**Your goal:** Scan the listing below. Report each line that includes "with".

**Entries:**
◇ ◇ ◇ ◇ ◇ ◇ ◇
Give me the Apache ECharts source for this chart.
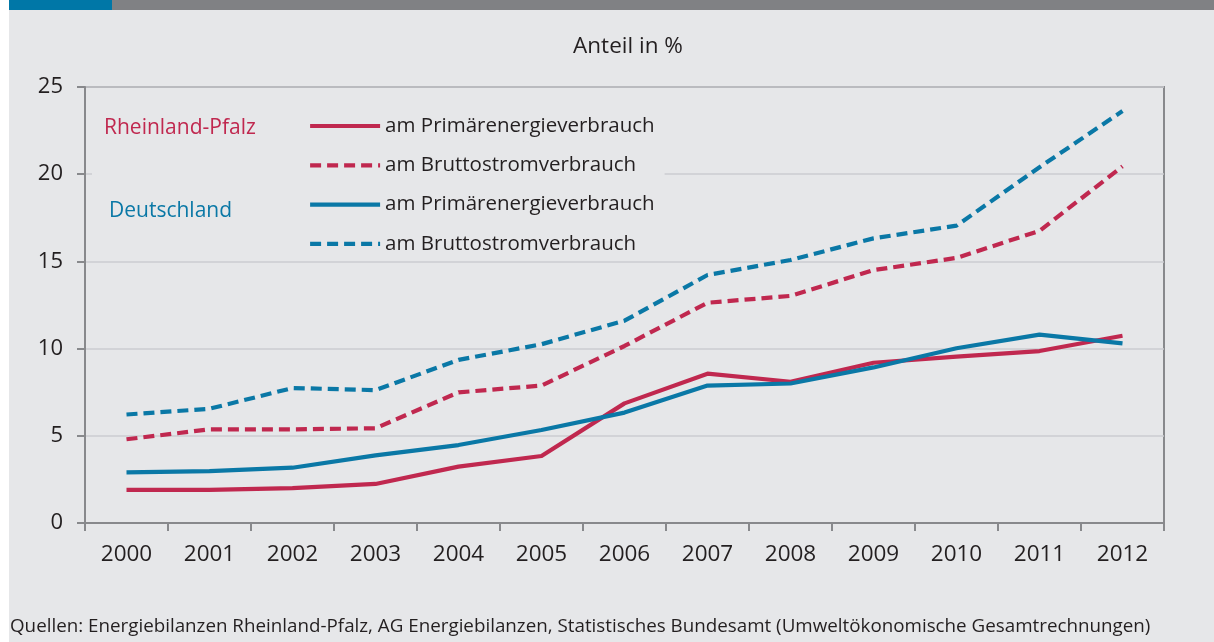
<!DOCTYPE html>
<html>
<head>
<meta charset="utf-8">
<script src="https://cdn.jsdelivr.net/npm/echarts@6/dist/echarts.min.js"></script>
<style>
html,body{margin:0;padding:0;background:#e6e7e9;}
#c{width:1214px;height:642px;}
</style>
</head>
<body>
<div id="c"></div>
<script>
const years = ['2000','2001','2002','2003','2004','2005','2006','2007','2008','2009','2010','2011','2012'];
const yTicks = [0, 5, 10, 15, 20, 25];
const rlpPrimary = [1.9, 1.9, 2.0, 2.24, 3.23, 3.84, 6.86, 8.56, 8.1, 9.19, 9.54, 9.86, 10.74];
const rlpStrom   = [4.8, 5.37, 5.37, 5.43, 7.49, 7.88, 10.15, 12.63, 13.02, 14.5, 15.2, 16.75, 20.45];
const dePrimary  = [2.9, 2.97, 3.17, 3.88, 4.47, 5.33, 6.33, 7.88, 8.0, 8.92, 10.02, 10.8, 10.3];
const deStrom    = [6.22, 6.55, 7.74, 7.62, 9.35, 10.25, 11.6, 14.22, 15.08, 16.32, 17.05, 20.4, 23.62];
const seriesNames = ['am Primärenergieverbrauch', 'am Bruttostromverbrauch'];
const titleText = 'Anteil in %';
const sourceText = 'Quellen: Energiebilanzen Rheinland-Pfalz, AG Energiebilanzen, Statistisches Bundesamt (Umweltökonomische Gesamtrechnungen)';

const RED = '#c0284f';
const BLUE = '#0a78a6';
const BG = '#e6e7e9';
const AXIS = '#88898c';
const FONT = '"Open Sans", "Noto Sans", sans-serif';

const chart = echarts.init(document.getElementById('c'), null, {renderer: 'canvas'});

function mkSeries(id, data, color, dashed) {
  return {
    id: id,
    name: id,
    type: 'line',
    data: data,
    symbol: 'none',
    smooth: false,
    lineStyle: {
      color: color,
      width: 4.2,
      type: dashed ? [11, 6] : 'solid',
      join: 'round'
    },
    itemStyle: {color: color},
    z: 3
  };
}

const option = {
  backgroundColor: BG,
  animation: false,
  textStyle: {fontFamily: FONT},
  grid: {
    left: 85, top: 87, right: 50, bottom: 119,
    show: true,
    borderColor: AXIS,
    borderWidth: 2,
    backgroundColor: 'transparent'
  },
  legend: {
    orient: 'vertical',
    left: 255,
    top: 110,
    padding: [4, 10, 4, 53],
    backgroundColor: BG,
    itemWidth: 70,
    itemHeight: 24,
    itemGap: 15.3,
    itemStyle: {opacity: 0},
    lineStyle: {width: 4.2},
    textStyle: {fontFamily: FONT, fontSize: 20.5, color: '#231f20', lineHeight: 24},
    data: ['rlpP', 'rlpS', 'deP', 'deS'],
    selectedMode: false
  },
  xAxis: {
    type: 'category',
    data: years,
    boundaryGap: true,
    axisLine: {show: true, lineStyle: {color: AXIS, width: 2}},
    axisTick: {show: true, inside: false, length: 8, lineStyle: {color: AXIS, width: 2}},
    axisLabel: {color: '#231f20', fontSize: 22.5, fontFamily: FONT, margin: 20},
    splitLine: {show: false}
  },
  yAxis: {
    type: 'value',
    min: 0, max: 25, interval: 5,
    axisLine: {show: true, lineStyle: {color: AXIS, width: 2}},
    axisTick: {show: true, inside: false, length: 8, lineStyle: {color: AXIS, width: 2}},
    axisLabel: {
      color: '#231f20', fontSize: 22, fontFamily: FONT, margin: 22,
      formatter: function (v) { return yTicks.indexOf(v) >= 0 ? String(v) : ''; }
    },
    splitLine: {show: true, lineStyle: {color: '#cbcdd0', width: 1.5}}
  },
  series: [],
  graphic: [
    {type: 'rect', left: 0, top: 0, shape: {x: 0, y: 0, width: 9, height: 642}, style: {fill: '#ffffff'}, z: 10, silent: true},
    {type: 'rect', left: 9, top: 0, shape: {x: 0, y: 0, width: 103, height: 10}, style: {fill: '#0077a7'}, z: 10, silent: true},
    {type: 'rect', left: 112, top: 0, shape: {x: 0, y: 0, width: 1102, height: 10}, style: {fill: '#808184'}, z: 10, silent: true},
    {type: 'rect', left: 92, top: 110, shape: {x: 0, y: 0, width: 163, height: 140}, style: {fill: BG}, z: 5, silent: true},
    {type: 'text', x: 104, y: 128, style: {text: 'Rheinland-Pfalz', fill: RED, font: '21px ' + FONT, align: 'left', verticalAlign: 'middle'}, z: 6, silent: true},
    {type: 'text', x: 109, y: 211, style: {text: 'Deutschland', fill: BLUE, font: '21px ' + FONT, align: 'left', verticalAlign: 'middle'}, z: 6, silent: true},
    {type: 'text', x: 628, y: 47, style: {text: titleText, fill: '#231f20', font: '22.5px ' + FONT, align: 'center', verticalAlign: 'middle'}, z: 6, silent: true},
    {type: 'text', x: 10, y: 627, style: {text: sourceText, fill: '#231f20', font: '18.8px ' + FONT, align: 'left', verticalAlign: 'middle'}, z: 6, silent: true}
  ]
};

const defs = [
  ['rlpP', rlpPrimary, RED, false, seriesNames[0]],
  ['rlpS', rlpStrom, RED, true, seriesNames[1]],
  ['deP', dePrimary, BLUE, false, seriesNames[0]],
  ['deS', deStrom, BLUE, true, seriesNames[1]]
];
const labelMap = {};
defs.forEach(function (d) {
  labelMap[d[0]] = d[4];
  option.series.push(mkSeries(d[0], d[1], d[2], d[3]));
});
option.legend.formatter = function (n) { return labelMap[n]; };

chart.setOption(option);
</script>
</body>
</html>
◇ ◇ ◇ ◇ ◇ ◇ ◇
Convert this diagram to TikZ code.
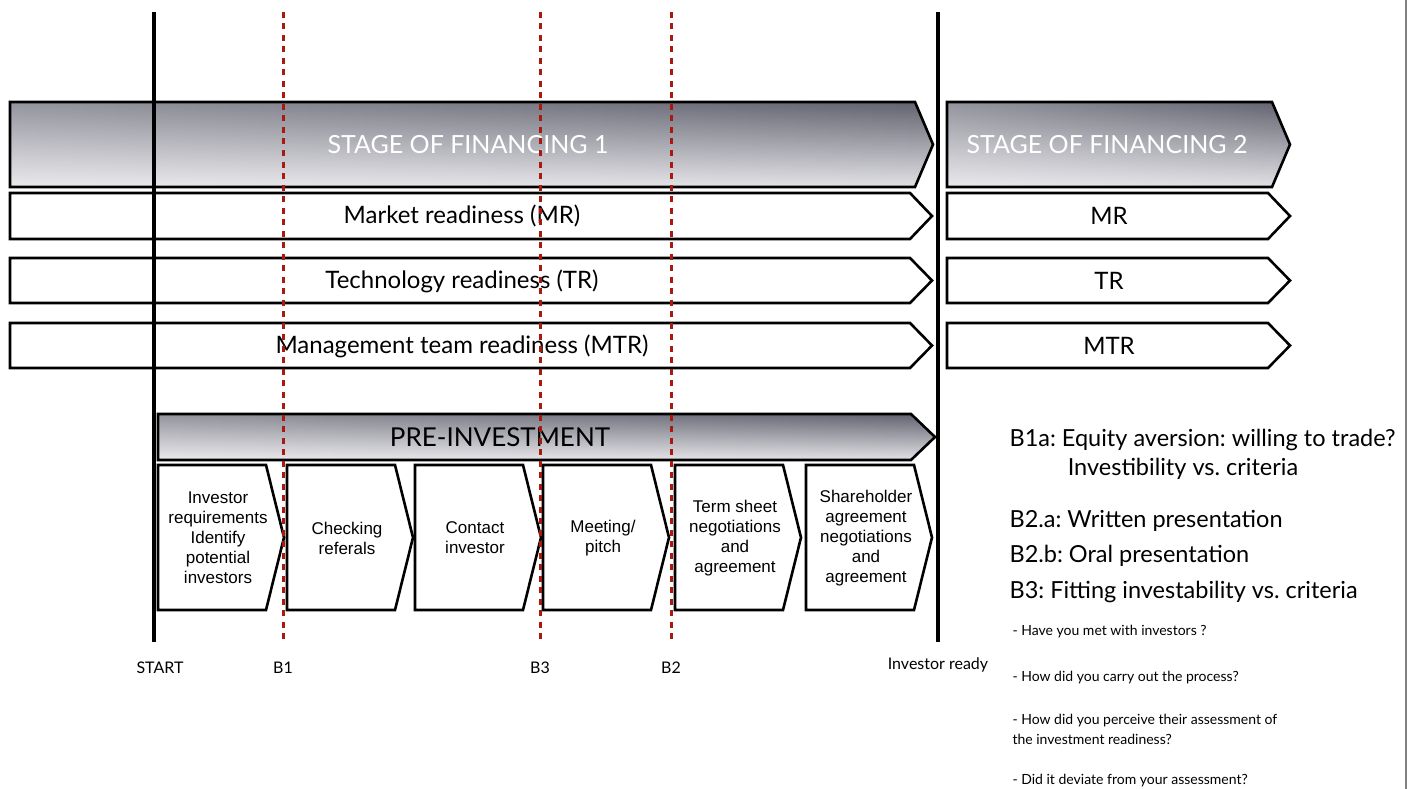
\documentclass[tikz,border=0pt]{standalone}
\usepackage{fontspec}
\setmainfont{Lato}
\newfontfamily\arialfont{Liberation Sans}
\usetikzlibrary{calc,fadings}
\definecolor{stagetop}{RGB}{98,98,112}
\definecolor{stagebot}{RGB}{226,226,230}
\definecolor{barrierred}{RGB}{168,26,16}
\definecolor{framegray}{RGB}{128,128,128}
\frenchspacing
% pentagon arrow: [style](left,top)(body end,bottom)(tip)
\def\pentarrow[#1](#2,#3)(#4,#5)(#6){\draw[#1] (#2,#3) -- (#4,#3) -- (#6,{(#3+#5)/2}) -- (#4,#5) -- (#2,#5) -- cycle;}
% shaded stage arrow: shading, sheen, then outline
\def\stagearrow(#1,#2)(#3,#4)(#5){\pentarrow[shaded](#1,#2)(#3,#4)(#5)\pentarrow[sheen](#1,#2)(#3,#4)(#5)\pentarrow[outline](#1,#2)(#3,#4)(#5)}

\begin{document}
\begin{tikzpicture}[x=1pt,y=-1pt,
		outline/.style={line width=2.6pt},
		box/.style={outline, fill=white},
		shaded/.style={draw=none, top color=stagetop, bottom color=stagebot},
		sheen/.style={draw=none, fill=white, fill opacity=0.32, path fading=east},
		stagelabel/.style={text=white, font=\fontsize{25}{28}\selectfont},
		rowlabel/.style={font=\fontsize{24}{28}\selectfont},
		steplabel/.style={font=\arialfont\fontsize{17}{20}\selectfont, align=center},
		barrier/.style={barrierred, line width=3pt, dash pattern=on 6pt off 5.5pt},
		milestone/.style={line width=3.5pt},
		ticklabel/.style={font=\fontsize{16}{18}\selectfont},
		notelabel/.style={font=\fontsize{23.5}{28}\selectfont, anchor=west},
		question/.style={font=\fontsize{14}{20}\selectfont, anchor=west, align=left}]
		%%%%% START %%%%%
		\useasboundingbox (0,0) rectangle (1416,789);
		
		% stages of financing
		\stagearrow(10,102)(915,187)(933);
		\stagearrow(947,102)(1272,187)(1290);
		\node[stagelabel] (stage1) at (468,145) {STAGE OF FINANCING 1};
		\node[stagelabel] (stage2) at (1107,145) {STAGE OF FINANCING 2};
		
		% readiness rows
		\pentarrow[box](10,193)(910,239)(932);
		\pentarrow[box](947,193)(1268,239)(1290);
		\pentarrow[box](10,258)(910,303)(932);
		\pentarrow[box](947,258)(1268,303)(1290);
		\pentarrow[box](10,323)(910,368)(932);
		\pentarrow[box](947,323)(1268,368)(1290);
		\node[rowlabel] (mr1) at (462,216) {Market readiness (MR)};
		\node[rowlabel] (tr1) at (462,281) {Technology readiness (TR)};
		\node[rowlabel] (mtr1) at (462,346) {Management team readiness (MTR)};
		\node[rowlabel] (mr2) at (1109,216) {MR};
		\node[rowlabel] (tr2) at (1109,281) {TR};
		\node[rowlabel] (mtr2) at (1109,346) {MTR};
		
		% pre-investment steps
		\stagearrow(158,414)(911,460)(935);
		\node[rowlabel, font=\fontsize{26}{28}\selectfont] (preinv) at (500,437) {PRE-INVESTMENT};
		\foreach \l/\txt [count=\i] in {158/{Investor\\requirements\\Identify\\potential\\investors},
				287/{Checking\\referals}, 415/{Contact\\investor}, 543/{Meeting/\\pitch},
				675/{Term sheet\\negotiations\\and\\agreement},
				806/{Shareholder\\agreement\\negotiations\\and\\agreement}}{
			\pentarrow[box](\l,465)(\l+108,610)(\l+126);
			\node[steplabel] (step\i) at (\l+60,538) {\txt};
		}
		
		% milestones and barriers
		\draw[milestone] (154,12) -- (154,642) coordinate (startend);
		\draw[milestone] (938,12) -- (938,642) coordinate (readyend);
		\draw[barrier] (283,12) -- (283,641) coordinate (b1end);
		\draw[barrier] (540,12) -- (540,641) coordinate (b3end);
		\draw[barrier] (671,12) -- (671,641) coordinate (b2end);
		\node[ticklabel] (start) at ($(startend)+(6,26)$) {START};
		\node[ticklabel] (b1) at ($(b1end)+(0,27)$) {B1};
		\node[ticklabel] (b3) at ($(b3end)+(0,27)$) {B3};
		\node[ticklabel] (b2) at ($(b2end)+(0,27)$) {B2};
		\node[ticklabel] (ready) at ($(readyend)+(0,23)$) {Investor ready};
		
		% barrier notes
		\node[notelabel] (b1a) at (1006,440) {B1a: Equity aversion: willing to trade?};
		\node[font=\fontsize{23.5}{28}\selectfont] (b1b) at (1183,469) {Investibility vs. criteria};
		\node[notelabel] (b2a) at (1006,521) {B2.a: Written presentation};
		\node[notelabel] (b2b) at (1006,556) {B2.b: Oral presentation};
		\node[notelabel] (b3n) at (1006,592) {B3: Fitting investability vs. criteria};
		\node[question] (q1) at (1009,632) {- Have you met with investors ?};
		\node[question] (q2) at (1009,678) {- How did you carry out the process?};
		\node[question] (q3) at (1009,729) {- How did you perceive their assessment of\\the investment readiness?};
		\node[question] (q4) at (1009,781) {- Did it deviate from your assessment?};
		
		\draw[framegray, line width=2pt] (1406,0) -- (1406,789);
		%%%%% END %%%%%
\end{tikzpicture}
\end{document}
◇ ◇ ◇ ◇ ◇ ◇ ◇
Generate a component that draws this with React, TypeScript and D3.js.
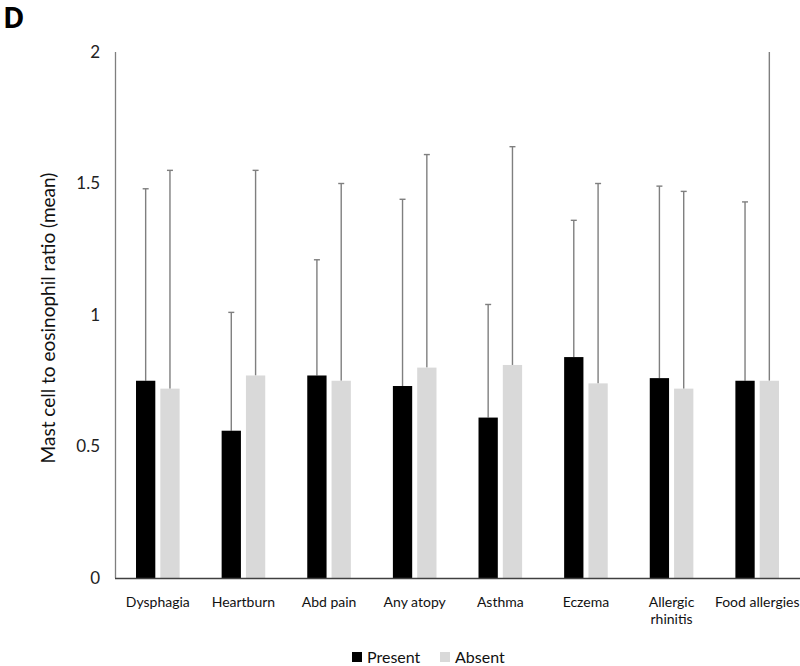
◇ ◇ ◇ ◇ ◇ ◇ ◇
**Reply:**
		\node[question] (q1) at (1009,632) {- Have you met with investors ?};
Generate a component that draws this with React, TypeScript and D3.js.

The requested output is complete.